= PROBLEM TO WORK ON =
Extract the lines from the start through the line that holds "from bokeh.resources import INLINE", both included, omitting all images.

= DATA SHOWN =
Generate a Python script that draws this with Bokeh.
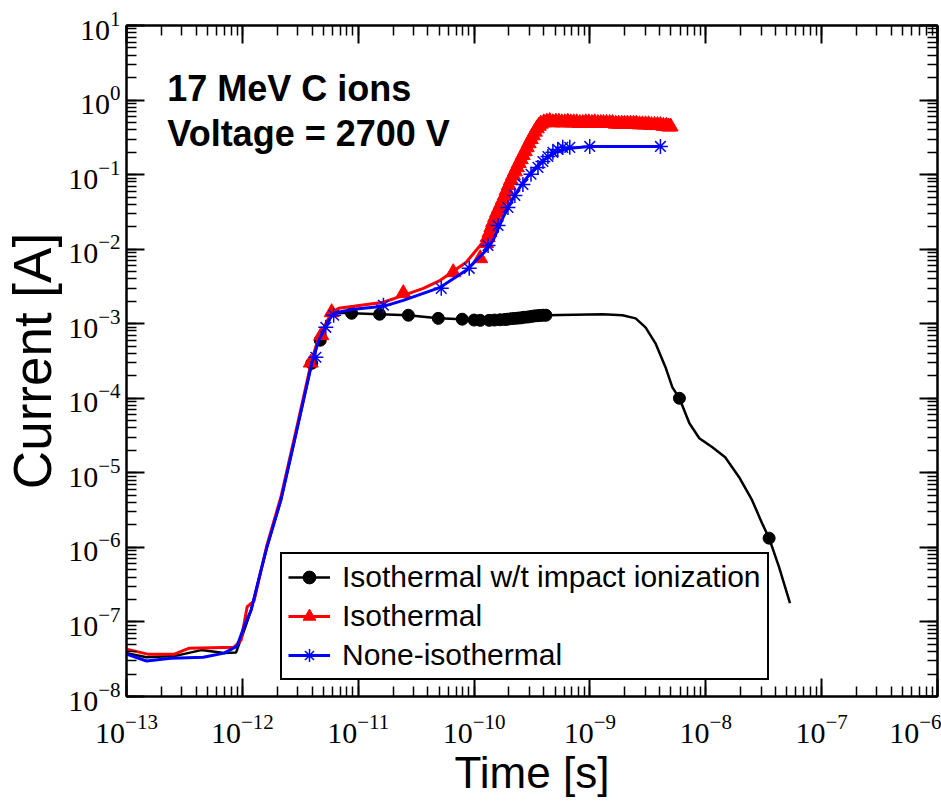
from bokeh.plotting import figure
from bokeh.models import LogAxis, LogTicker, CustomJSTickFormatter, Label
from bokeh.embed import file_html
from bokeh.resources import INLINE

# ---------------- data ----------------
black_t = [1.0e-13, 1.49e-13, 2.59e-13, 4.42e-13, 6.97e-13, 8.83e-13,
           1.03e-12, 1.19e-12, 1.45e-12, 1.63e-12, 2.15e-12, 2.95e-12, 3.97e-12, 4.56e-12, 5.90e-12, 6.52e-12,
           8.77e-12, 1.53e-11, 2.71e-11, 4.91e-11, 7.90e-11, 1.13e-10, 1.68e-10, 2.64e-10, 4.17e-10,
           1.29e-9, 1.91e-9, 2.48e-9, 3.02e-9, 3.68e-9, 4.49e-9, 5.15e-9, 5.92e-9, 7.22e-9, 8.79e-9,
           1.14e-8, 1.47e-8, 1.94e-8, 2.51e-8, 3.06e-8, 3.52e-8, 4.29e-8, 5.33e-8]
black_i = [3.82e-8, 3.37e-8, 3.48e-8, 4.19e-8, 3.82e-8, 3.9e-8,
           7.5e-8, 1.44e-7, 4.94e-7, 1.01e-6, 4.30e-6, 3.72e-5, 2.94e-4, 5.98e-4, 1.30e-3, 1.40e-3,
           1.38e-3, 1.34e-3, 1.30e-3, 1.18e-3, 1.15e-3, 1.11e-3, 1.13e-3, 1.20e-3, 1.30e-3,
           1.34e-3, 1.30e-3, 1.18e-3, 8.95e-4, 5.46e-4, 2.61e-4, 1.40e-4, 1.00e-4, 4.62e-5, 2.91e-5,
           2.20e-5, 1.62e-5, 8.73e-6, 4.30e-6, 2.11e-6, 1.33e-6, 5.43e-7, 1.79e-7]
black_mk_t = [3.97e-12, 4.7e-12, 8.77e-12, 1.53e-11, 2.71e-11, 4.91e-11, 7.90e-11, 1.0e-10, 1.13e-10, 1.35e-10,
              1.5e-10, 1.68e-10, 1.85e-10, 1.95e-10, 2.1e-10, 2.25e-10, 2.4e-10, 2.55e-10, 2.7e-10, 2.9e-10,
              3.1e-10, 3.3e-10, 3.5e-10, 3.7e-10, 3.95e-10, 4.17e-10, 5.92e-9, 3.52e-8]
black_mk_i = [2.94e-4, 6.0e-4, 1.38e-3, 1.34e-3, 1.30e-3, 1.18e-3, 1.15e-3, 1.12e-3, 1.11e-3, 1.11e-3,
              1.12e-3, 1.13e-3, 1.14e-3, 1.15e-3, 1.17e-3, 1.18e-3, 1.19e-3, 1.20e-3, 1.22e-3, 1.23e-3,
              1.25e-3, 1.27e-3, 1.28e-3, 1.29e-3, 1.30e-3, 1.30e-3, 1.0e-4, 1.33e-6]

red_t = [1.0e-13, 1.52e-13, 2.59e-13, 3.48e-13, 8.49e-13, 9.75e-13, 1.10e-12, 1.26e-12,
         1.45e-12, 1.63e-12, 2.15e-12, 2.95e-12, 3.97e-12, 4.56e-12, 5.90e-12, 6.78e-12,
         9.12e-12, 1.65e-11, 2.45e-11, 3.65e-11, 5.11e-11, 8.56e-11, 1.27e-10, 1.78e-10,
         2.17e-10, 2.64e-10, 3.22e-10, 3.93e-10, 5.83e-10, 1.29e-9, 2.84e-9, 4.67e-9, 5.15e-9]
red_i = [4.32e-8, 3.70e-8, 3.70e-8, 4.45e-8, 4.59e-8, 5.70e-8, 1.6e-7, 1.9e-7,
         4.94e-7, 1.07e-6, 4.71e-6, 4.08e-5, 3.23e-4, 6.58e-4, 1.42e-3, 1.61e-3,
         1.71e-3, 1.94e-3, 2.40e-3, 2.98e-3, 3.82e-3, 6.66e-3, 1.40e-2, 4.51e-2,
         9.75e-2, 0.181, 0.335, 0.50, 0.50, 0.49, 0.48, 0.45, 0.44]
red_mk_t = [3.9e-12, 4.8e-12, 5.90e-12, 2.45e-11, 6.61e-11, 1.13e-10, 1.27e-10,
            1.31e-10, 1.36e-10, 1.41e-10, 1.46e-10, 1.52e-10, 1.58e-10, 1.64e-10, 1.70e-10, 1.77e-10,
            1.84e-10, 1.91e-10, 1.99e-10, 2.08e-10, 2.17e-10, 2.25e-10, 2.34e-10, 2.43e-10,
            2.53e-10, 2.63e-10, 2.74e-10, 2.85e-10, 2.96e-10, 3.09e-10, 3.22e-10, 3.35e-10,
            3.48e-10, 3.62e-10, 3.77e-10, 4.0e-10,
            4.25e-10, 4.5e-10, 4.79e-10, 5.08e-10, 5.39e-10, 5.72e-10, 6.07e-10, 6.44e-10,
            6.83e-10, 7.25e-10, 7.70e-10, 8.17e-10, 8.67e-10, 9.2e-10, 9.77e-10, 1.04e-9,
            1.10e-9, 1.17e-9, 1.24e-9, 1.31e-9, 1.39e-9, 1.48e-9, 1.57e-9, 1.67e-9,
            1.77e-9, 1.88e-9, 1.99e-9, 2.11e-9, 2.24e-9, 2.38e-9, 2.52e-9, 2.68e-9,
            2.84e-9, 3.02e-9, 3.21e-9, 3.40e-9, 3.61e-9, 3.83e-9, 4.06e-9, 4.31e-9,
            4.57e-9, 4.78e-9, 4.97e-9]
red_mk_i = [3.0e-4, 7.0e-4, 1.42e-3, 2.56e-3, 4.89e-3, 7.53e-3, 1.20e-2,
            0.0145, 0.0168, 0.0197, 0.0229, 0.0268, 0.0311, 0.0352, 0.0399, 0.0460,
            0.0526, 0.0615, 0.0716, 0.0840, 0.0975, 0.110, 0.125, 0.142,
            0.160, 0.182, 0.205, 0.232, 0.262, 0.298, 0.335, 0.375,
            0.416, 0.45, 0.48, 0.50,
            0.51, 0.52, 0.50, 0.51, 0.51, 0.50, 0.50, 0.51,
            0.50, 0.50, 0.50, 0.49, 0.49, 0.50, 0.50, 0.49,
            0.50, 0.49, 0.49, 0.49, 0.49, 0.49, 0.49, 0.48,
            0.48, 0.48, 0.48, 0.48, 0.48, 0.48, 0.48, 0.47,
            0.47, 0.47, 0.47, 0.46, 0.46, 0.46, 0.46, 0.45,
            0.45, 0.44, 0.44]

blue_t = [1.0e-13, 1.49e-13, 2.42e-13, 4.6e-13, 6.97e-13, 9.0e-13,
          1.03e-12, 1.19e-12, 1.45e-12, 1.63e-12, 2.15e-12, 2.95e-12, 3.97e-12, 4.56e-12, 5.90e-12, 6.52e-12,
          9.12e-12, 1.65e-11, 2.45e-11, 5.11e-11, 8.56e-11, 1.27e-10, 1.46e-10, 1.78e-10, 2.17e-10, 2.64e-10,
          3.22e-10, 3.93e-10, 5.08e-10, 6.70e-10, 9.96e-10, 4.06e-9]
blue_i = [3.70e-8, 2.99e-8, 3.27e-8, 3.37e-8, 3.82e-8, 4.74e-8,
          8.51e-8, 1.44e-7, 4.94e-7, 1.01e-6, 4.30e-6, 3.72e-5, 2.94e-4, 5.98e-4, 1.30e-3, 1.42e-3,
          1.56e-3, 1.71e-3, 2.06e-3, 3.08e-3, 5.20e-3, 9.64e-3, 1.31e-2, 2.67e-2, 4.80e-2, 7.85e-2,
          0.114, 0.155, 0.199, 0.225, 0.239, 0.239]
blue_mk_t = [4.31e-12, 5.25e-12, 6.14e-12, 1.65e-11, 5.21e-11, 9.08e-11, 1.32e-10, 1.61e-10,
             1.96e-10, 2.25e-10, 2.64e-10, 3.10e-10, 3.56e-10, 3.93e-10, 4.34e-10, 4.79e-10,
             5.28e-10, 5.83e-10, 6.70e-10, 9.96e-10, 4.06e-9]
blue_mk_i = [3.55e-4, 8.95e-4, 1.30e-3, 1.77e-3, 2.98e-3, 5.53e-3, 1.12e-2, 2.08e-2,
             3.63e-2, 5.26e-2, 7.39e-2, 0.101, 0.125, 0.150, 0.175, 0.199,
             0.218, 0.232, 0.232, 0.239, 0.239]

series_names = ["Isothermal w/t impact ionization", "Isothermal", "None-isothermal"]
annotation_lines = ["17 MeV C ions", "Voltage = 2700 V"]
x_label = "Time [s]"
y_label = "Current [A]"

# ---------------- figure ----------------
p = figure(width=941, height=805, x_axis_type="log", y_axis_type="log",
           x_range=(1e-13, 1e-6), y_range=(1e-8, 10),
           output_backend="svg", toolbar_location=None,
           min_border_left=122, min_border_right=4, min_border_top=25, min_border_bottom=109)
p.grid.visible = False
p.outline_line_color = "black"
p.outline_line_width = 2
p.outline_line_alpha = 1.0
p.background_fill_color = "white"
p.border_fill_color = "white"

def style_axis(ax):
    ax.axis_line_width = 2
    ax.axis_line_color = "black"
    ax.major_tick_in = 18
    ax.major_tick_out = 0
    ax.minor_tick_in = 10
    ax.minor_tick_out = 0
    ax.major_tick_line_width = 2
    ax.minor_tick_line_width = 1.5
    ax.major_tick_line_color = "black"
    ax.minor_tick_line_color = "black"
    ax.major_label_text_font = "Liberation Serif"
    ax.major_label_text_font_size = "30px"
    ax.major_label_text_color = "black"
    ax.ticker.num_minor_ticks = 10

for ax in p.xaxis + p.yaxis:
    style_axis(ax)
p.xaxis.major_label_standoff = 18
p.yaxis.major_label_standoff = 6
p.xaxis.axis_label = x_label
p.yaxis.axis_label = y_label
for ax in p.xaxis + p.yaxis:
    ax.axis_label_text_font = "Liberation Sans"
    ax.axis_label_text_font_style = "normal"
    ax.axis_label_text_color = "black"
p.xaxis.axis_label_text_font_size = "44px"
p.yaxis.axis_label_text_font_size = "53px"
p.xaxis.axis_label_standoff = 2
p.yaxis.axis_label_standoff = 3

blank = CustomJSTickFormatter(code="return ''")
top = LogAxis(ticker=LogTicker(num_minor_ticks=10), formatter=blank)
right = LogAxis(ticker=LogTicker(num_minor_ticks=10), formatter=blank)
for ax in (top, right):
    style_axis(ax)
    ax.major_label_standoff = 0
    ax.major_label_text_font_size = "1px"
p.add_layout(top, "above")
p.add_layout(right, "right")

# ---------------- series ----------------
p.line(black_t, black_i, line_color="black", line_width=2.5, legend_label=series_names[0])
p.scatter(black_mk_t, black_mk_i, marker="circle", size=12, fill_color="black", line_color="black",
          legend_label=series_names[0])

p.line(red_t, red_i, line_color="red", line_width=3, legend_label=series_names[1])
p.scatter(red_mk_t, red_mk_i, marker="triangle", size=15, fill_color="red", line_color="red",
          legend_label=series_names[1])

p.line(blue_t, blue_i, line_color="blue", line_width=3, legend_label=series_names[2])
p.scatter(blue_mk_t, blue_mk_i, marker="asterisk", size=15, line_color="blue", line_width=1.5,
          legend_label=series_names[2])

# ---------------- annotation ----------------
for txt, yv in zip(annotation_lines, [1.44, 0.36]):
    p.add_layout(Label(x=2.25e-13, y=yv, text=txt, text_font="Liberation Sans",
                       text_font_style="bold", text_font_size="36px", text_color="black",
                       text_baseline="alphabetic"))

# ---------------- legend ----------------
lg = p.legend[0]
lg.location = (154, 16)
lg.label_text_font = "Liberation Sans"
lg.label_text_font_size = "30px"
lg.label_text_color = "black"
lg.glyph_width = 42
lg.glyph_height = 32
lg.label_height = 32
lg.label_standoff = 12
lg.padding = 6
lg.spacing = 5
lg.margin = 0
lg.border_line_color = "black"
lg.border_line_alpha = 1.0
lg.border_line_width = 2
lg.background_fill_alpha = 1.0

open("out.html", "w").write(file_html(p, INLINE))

= TASK RESPONSE =
Generate a Python script that draws this with Bokeh.
from bokeh.plotting import figure
from bokeh.models import LogAxis, LogTicker, CustomJSTickFormatter, Label
from bokeh.embed import file_html
from bokeh.resources import INLINE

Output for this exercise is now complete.